In this article, you will learn how to use Python Joblib to run code in parallel.

Python Joblib Library

You can use Python’s joblib library to run code in parallel by following these steps:

Import the necessary functions from the joblib library:
from joblib import Parallel, delayed
Define a function that you want to run in parallel:
def my_function(x):
    return x**2
Create a list of inputs to the function that you want to run in parallel:
inputs = [1, 2, 3, 4, 5]
Use the Parallel function from the joblib library to run the function in parallel:
results = Parallel(n_jobs=-1)(delayed(my_function)(i) for i in inputs)

In the above code, n_jobs=-1 tells joblib to use all available CPU cores to run the function in parallel. The delayed function is used to wrap the my_function function, so that it can be called with the inputs.
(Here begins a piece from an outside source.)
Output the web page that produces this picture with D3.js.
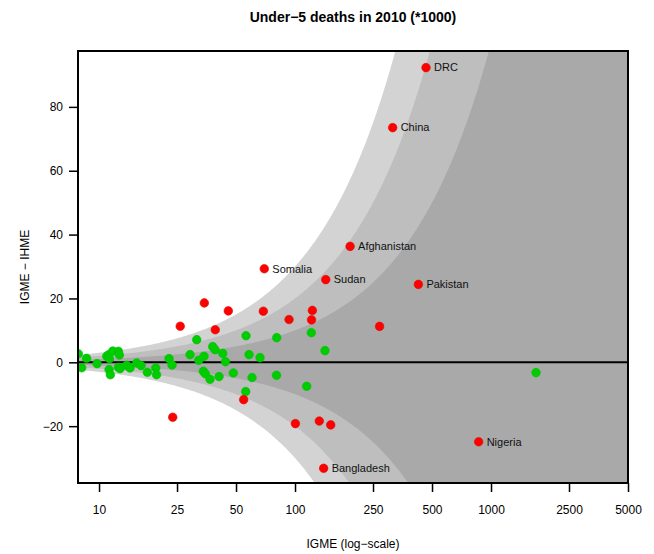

The results variable will contain the outputs of the function for each input. In this example, results will be [1, 4, 9, 16, 25], which are the results of calling my_function with the inputs 1, 2, 3, 4, and 5, respectively.

 

Here’s some more information about using Python’s joblib library for parallel processing:

  • The joblib library provides easy-to-use tools for parallel computing in Python, including support for multi-core and distributed computing.
  • The Parallel function is the main entry point for using joblib for parallel computing. It takes a list of computations (in the form of functions and inputs) and runs them in parallel.
  • The n_jobs argument to the Parallel function specifies the number of parallel jobs to run. A value of -1 means to use all available cores. Other possible values include an integer for a fixed number of cores to use, or None for using a single core.
  • The delayed function is used to create a “lazy” function call, which delays the actual execution of the function until it is needed. This allows the joblib library to parallelize the execution of the function across multiple cores or nodes.
  • You can also use other functions from the joblib library, such as Parallel’s backend argument, to control the behavior of the parallel execution. For example, you can use the multiprocessing backend to run jobs in separate processes, or the loky backend to run jobs in separate threads.
  • In addition to Parallel, joblib also provides other functions for parallel computing, such as Memory for caching intermediate results, and cpu_count for getting the number of available CPUs.

Overall, using joblib for parallel computing in Python can greatly speed up your code, especially for tasks that involve a lot of computation or data processing.